Rating: Summary: A Sci-Fi Story Especially Good for (Would-Be) Scientists Review: Gregory Benford, a professor of physics at the University of California, Irvine, provides an educational, rather than entertaining, sci-fi story. Actually, he writes in the afterword of this book, "I have endeavored to show . . . how scientists do think, work, and confront the unknown." The present reviewer is a physicist. So he enjoyed how the physicist-writer well expresses scientists' thinking, working, and loving. However, the reader who is a sci-fi aficionado but a layperson of science might find the long descriptions of scientific discussion by the characters a little tedious or difficult to understand.
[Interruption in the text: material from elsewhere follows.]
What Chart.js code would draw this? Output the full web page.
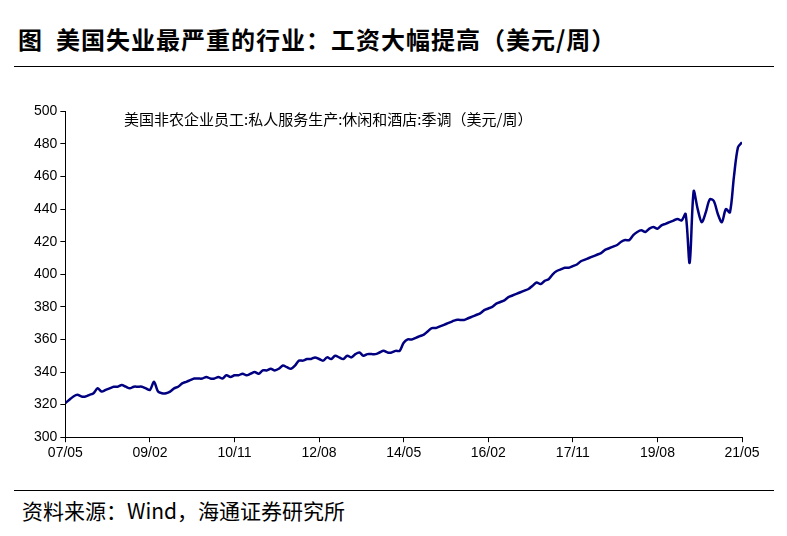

The author also gives satirical descriptions of politics and politicians. Educational and satirical descriptions are elements not of sci-fi but of purely literary novels. Thus the author seems to be writing for a genre partly unsuitable for his talent. The story begins when Benjamin Knowlton and his wife Channing, both working at an astronomical center in Hawaii, find a strange interstellar object. It is identified to be a black hole approaching Earth, and the name "Eater" proposed by Channing is adopted. The British astronomer Kingsley Dart joins the center. Channing, formerly a brilliant astronaut and now having a heavy cancer, and Kingsley feel an attractive force between themselves. The Eater has intelligence stored in its magnetic field, and sends messages to Earth, demanding its "remnants." Channing makes up her mind to . . . You will like this book very much, if you are a romantic scientist or hope to be one.
Rating: Summary: Not boring enough Review: Had this book been slightly more boring, I wouldn't have read so much of it. I kept waiting for some improvement.